- Born: 1972 (age 53–54) Italian
- Occupation: biostatistician
- Notable work: a professor of the National University of Singapore.

= Maria De Iorio =

Italian biostatistician

Maria De Iorio (born 1972) is an Italian biostatistician whose research applies Bayesian statistics and nonparametric statistics in genomics and bioinformatics. She is a professor at the National University of Singapore.

==Education and career==
De Iorio has a laurea in economics from Bocconi University in Italy. She completed a PhD in 2001 at Duke University in the US. Her dissertation, Markov Random Fields at Multiple Resolutions and an ANOVA Model for Dependent Random Measures, was supervised by Michael L. Lavine.

After postdoctoral research at the University of Oxford in England, she became a lecturer and later senior lecturer at Imperial College London beginning in 2003, in the Department of Epidemiology and Public Health. She moved to University College London in 2011, as reader in statistics, and became professor of biostatistics there in 2015.

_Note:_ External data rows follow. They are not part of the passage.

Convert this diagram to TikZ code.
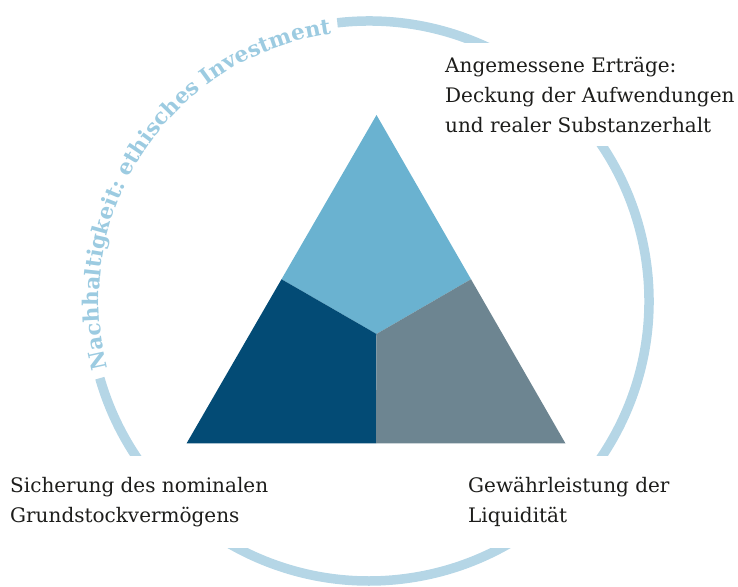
\documentclass[tikz,border=0pt]{standalone}
\usepackage{fontspec}
\setmainfont{DejaVu Serif}
\usepackage{xcolor}
\usetikzlibrary{calc, decorations.text, positioning}

\definecolor{ringblue}{HTML}{B5D6E6}
\definecolor{ringtext}{HTML}{9CCBE1}
\definecolor{topblue}{HTML}{6AB2D0}
\definecolor{darkblue}{HTML}{034B75}
\definecolor{slategray}{HTML}{6D8591}
\definecolor{labeltext}{HTML}{1D1D1B}

\begin{document}
\begin{tikzpicture}[x=1pt, y=1pt,
    ring/.style={draw=ringblue, line width=9.5pt},
    goal/.style={fill=white, align=left, anchor=north west, text=labeltext,
        font=\fontsize{20}{30}\selectfont, inner xsep=4pt}
]
\useasboundingbox (0,0) rectangle (738,586);
\coordinate (c) at (369,285);

% corners of the triangle
\coordinate (apex) at (376.5,471);
\coordinate (bl) at (186.5,142.5);
\coordinate (br) at (565.5,142.5);
\coordinate (mid) at (376.5,252);
\coordinate (ml) at ($(apex)!0.5!(bl)$);
\coordinate (mr) at ($(apex)!0.5!(br)$);
\coordinate (mb) at ($(bl)!0.5!(br)$);

\fill[topblue] (apex) -- (mr) -- (mid) -- (ml) -- cycle;
\fill[darkblue] (ml) -- (mid) -- (mb) -- (bl) -- cycle;
\fill[slategray] (mr) -- (br) -- (mb) -- (mid) -- cycle;

% ring, open at the top left for the text
\draw[ring] ($(c)+(96.5:280)$) arc (96.5:-164:280);
\path[decorate, decoration={text along path, text align=left,
    text={|\fontsize{21.6}{22}\bfseries\color{ringtext}|Nachhaltigkeit: ethisches Investment}}]
    ($(c)+(194.5:270)$) arc (194.5:88:270);

% the three goals
\node[goal, inner ysep=13.5pt] (yield) at (441,543)
    {Angemessene Erträge:\\Deckung der Aufwendungen\\und realer Substanzerhalt};
\node[goal, inner ysep=21pt] (capital) at (6,130)
    {Sicherung des nominalen\\Grundstockvermögens};
\node[goal, inner ysep=21pt] (liquidity) at (464,130)
    {Gewährleistung der\\Liquidität};
\end{tikzpicture}
\end{document}
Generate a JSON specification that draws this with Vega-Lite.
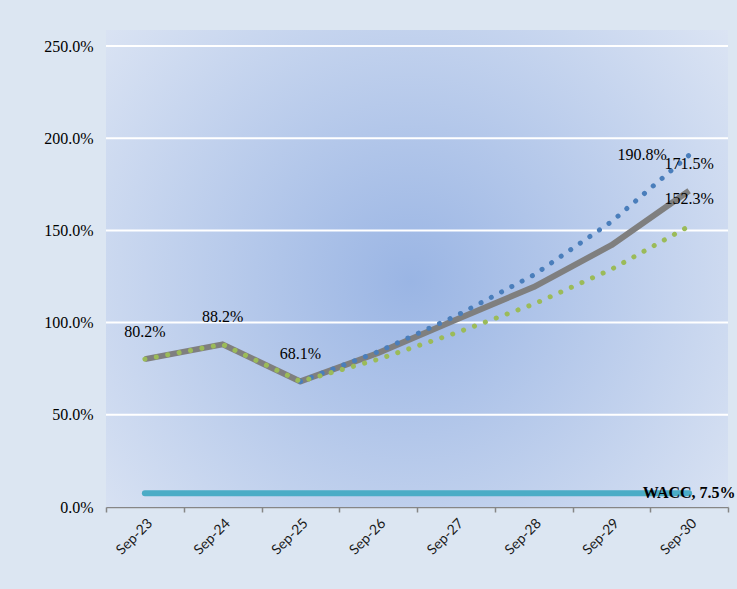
{
  "$schema": "https://vega.github.io/schema/vega-lite/v6.json",
  "width": 622,
  "height": 477,
  "autosize": "none",
  "padding": {"left": 106, "top": 30, "right": 9, "bottom": 82},
  "background": "#dce6f2",
  "config": {"view": {"stroke": null}, "font": "Liberation Serif"},
  "datasets": {
    "series": [
      {"date": "Sep-23", "series": "Base", "value": 80.2, "label": "80.2%"},
      {"date": "Sep-24", "series": "Base", "value": 88.2, "label": "88.2%"},
      {"date": "Sep-25", "series": "Base", "value": 68.1, "label": "68.1%"},
      {"date": "Sep-26", "series": "Base", "value": 83.5},
      {"date": "Sep-27", "series": "Base", "value": 101.5},
      {"date": "Sep-28", "series": "Base", "value": 119.3},
      {"date": "Sep-29", "series": "Base", "value": 142.0},
      {"date": "Sep-30", "series": "Base", "value": 171.5, "label": "171.5%"},
      {"date": "Sep-25", "series": "High", "value": 68.1},
      {"date": "Sep-26", "series": "High", "value": 84.2},
      {"date": "Sep-27", "series": "High", "value": 103.6},
      {"date": "Sep-28", "series": "High", "value": 125.8},
      {"date": "Sep-29", "series": "High", "value": 154.7},
      {"date": "Sep-30", "series": "High", "value": 190.8, "label": "190.8%"},
      {"date": "Sep-23", "series": "Low", "value": 80.2},
      {"date": "Sep-24", "series": "Low", "value": 88.2},
      {"date": "Sep-25", "series": "Low", "value": 68.1},
      {"date": "Sep-26", "series": "Low", "value": 80.1},
      {"date": "Sep-27", "series": "Low", "value": 94.4},
      {"date": "Sep-28", "series": "Low", "value": 110.0},
      {"date": "Sep-29", "series": "Low", "value": 128.9},
      {"date": "Sep-30", "series": "Low", "value": 152.3, "label": "152.3%"},
      {"date": "Sep-23", "series": "WACC", "value": 7.5},
      {"date": "Sep-24", "series": "WACC", "value": 7.5},
      {"date": "Sep-25", "series": "WACC", "value": 7.5},
      {"date": "Sep-26", "series": "WACC", "value": 7.5},
      {"date": "Sep-27", "series": "WACC", "value": 7.5},
      {"date": "Sep-28", "series": "WACC", "value": 7.5},
      {"date": "Sep-29", "series": "WACC", "value": 7.5},
      {"date": "Sep-30", "series": "WACC", "value": 7.5, "label": "WACC, 7.5%"}
    ],
    "grid": [{"value": 50}, {"value": 100}, {"value": 150}, {"value": 200}, {"value": 250}]
  },
  "data": {"name": "series"},
  "encoding": {
    "x": {
      "field": "date",
      "type": "nominal",
      "scale": {"type": "band", "paddingInner": 0, "paddingOuter": 0, "domain": ["Sep-23", "Sep-24", "Sep-25", "Sep-26", "Sep-27", "Sep-28", "Sep-29", "Sep-30"]},
      "axis": {
        "title": null,
        "labelAngle": -45,
        "labelFont": "Lato",
        "labelFontSize": 14,
        "labelColor": "#1a1a1a",
        "domainColor": "#868686",
        "domainWidth": 1.5,
        "tickColor": "#868686",
        "tickWidth": 1.5,
        "tickSize": 5,
        "tickBand": "extent",
        "grid": false,
        "labelPadding": 4
      }
    },
    "y": {
      "field": "value",
      "type": "quantitative",
      "scale": {"domain": [0, 258.7], "nice": false, "zero": true},
      "axis": {
        "title": null,
        "values": [0, 50, 100, 150, 200, 250],
        "labelExpr": "format(datum.value, '.1f') + '%'",
        "domain": false,
        "ticks": false,
        "grid": false,
        "labelFont": "Liberation Serif",
        "labelFontSize": 16,
        "labelColor": "#000000",
        "labelPadding": 13
      }
    }
  },
  "layer": [
    {
      "data": {"values": [{"bg": 1}]},
      "mark": {
        "type": "rect",
        "color": {
          "gradient": "radial",
          "x1": 0.49, "y1": 0.52, "r1": 0,
          "x2": 0.49, "y2": 0.52, "r2": 0.72,
          "stops": [
            {"offset": 0, "color": "#9ab5e4"},
            {"offset": 1, "color": "#e2e9f5"}
          ]
        }
      },
      "encoding": {
        "x": {"value": 0},
        "x2": {"value": "width"},
        "y": {"value": 0},
        "y2": {"value": "height"}
      }
    },
    {
      "data": {"name": "grid"},
      "mark": {"type": "rule", "color": "#ffffff", "strokeWidth": 2},
      "encoding": {
        "x": {"value": 0},
        "x2": {"value": "width"},
        "y": {"field": "value", "type": "quantitative"}
      }
    },
    {
      "transform": [{"filter": "datum.series === 'WACC'"}],
      "mark": {"type": "line", "color": "#4bacc6", "strokeWidth": 6, "strokeCap": "round"}
    },
    {
      "transform": [{"filter": "datum.series === 'Base'"}],
      "mark": {"type": "line", "color": "#7f7f7f", "strokeWidth": 6, "strokeJoin": "round"}
    },
    {
      "transform": [{"filter": "datum.series === 'High'"}],
      "mark": {"type": "line", "color": "#4a7ebb", "strokeWidth": 5, "strokeCap": "round", "strokeDash": [0.1, 11.5]}
    },
    {
      "transform": [{"filter": "datum.series === 'Low'"}],
      "mark": {"type": "line", "color": "#9bbb59", "strokeWidth": 5, "strokeCap": "round", "strokeDash": [0.1, 11.5]}
    },
    {
      "transform": [{"filter": "datum.label && datum.series !== 'High' && datum.series !== 'WACC'"}],
      "mark": {"type": "text", "dy": -27, "fontSize": 16, "font": "Liberation Serif", "color": "#000000"},
      "encoding": {"text": {"field": "label"}}
    },
    {
      "transform": [{"filter": "datum.label && datum.series === 'High'"}],
      "mark": {"type": "text", "dx": -47, "dy": 0, "fontSize": 16, "font": "Liberation Serif", "color": "#000000"},
      "encoding": {"text": {"field": "label"}}
    },
    {
      "transform": [{"filter": "datum.label && datum.series === 'WACC'"}],
      "mark": {"type": "text", "dy": 0, "fontSize": 16, "fontWeight": "bold", "font": "Liberation Serif", "color": "#000000"},
      "encoding": {"text": {"field": "label"}}
    }
  ]
}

She moved to the National University of Singapore in 2018, as head of a statistics program at Yale-NUS College. She added an affiliation with the Yong Loo Lin School of Medicine of the National University of Singapore in 2020, and transferred to the School of Medicine as a full-time professor in 2021. She also has a joint appointment in the university's Department of Statistics & Data Science.

==Recognition==
De Iorio received the 2005 Research Prize of the Royal Statistical Society.

She was named as a Fellow of the International Society for Bayesian Analysis in 2020.